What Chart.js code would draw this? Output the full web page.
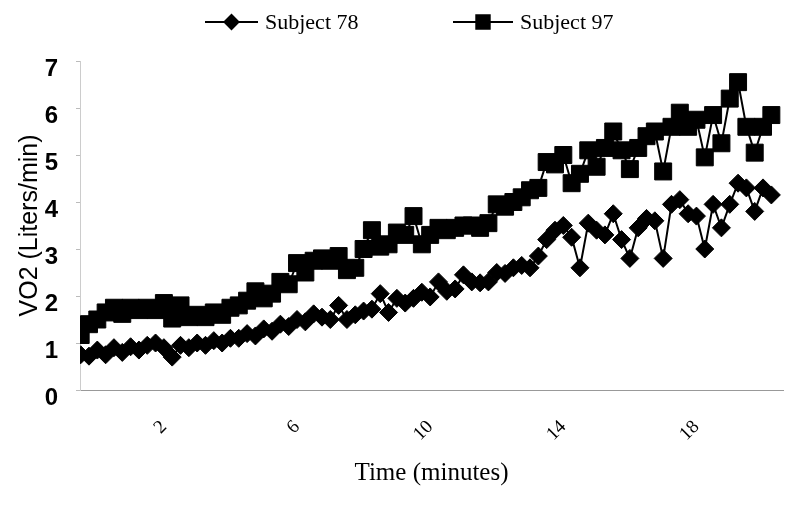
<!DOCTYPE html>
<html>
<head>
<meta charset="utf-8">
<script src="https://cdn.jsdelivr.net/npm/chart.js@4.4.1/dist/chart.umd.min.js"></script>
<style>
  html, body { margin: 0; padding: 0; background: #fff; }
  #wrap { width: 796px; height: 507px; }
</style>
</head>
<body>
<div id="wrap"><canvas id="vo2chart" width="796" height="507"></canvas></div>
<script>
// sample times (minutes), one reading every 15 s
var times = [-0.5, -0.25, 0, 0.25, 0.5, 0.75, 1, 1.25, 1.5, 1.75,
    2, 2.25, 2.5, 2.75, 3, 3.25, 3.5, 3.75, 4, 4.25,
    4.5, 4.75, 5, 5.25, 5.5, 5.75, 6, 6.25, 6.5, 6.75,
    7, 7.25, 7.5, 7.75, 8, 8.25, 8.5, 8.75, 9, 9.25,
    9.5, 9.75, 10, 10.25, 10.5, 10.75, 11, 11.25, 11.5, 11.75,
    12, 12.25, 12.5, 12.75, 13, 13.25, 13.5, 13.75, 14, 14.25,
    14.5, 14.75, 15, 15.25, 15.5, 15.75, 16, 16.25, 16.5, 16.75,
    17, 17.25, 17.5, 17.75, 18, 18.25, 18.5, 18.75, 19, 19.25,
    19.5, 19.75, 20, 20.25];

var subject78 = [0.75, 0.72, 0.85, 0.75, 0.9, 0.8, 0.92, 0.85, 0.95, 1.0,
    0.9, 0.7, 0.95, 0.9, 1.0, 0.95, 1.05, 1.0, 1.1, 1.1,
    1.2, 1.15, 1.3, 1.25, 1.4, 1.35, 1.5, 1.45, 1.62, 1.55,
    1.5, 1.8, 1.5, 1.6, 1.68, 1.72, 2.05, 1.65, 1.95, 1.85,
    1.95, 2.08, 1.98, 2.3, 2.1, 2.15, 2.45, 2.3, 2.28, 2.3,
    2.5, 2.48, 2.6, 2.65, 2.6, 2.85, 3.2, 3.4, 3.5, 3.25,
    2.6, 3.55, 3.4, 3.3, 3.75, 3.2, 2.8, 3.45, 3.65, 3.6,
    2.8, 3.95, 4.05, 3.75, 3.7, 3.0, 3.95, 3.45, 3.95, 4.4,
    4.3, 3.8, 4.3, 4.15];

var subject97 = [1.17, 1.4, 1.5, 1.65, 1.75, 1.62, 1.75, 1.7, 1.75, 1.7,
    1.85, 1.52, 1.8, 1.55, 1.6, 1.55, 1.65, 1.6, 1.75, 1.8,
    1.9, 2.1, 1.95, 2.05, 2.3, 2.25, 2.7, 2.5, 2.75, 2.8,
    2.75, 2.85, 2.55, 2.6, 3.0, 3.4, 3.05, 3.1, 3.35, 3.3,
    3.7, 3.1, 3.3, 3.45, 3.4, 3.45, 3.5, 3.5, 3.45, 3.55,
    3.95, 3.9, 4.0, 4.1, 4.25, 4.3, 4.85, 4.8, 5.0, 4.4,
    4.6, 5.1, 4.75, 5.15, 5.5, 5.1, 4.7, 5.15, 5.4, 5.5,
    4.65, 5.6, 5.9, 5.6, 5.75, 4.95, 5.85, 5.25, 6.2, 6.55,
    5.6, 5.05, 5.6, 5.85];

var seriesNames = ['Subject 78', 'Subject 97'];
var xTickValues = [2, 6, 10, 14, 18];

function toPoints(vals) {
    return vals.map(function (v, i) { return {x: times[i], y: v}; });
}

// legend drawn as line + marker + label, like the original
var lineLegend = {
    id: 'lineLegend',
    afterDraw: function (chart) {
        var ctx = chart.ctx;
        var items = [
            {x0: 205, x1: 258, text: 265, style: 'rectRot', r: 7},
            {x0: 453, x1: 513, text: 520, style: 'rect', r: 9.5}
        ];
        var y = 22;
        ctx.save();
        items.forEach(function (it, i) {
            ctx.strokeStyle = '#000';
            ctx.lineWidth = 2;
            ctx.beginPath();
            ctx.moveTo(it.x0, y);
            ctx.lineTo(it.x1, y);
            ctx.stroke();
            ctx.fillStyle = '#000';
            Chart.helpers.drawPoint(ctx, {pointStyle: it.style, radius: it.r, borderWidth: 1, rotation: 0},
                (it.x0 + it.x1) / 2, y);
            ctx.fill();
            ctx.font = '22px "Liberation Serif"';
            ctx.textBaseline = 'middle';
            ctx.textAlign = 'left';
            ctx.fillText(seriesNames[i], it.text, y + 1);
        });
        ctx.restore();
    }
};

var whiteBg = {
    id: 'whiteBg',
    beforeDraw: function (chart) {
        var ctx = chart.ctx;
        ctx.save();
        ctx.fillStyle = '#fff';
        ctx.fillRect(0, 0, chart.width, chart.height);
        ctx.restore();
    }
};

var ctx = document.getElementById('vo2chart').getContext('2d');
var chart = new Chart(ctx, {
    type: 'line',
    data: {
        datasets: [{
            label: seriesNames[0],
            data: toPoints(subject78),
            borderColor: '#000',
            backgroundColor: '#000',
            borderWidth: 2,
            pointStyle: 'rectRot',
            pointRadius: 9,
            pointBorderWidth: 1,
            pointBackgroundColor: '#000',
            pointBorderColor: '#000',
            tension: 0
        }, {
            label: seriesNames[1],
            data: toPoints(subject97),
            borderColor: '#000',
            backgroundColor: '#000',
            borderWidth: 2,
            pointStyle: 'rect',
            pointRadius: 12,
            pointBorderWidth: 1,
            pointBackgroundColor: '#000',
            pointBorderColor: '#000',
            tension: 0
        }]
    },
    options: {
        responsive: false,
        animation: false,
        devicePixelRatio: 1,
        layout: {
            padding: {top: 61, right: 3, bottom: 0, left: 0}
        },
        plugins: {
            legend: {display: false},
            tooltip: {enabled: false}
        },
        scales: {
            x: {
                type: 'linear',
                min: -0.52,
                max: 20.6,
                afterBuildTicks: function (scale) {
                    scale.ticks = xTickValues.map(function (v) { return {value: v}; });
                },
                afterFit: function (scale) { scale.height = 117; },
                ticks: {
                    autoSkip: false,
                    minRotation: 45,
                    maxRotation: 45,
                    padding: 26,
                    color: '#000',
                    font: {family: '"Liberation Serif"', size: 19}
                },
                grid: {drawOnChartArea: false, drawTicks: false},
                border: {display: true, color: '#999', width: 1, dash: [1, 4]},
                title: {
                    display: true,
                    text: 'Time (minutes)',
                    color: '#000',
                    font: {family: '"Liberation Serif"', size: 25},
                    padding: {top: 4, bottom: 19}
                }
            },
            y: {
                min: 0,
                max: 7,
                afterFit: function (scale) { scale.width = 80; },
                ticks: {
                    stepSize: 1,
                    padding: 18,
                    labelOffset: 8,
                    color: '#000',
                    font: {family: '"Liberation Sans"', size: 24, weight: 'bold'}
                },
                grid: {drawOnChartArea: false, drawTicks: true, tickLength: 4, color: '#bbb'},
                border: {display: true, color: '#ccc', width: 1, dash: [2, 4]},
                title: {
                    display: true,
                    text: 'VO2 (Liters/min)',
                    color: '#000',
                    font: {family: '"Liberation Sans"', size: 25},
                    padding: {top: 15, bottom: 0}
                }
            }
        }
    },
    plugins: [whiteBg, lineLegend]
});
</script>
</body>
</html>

== == ==

▶ **EXERCISE PROMPT**: Leave out the pictures, then repeat the listing above exactly from its first line to the line with "5.6, 5.05, 5.6, 5.85];", inclusive.

▶ **RESULT OF THIS EXERCISE**:
What Chart.js code would draw this? Output the full web page.
<!DOCTYPE html>
<html>
<head>
<meta charset="utf-8">
<script src="https://cdn.jsdelivr.net/npm/chart.js@4.4.1/dist/chart.umd.min.js"></script>
<style>
  html, body { margin: 0; padding: 0; background: #fff; }
  #wrap { width: 796px; height: 507px; }
</style>
</head>
<body>
<div id="wrap"><canvas id="vo2chart" width="796" height="507"></canvas></div>
<script>
// sample times (minutes), one reading every 15 s
var times = [-0.5, -0.25, 0, 0.25, 0.5, 0.75, 1, 1.25, 1.5, 1.75,
    2, 2.25, 2.5, 2.75, 3, 3.25, 3.5, 3.75, 4, 4.25,
    4.5, 4.75, 5, 5.25, 5.5, 5.75, 6, 6.25, 6.5, 6.75,
    7, 7.25, 7.5, 7.75, 8, 8.25, 8.5, 8.75, 9, 9.25,
    9.5, 9.75, 10, 10.25, 10.5, 10.75, 11, 11.25, 11.5, 11.75,
    12, 12.25, 12.5, 12.75, 13, 13.25, 13.5, 13.75, 14, 14.25,
    14.5, 14.75, 15, 15.25, 15.5, 15.75, 16, 16.25, 16.5, 16.75,
    17, 17.25, 17.5, 17.75, 18, 18.25, 18.5, 18.75, 19, 19.25,
    19.5, 19.75, 20, 20.25];

var subject78 = [0.75, 0.72, 0.85, 0.75, 0.9, 0.8, 0.92, 0.85, 0.95, 1.0,
    0.9, 0.7, 0.95, 0.9, 1.0, 0.95, 1.05, 1.0, 1.1, 1.1,
    1.2, 1.15, 1.3, 1.25, 1.4, 1.35, 1.5, 1.45, 1.62, 1.55,
    1.5, 1.8, 1.5, 1.6, 1.68, 1.72, 2.05, 1.65, 1.95, 1.85,
    1.95, 2.08, 1.98, 2.3, 2.1, 2.15, 2.45, 2.3, 2.28, 2.3,
    2.5, 2.48, 2.6, 2.65, 2.6, 2.85, 3.2, 3.4, 3.5, 3.25,
    2.6, 3.55, 3.4, 3.3, 3.75, 3.2, 2.8, 3.45, 3.65, 3.6,
    2.8, 3.95, 4.05, 3.75, 3.7, 3.0, 3.95, 3.45, 3.95, 4.4,
    4.3, 3.8, 4.3, 4.15];

var subject97 = [1.17, 1.4, 1.5, 1.65, 1.75, 1.62, 1.75, 1.7, 1.75, 1.7,
    1.85, 1.52, 1.8, 1.55, 1.6, 1.55, 1.65, 1.6, 1.75, 1.8,
    1.9, 2.1, 1.95, 2.05, 2.3, 2.25, 2.7, 2.5, 2.75, 2.8,
    2.75, 2.85, 2.55, 2.6, 3.0, 3.4, 3.05, 3.1, 3.35, 3.3,
    3.7, 3.1, 3.3, 3.45, 3.4, 3.45, 3.5, 3.5, 3.45, 3.55,
    3.95, 3.9, 4.0, 4.1, 4.25, 4.3, 4.85, 4.8, 5.0, 4.4,
    4.6, 5.1, 4.75, 5.15, 5.5, 5.1, 4.7, 5.15, 5.4, 5.5,
    4.65, 5.6, 5.9, 5.6, 5.75, 4.95, 5.85, 5.25, 6.2, 6.55,
    5.6, 5.05, 5.6, 5.85];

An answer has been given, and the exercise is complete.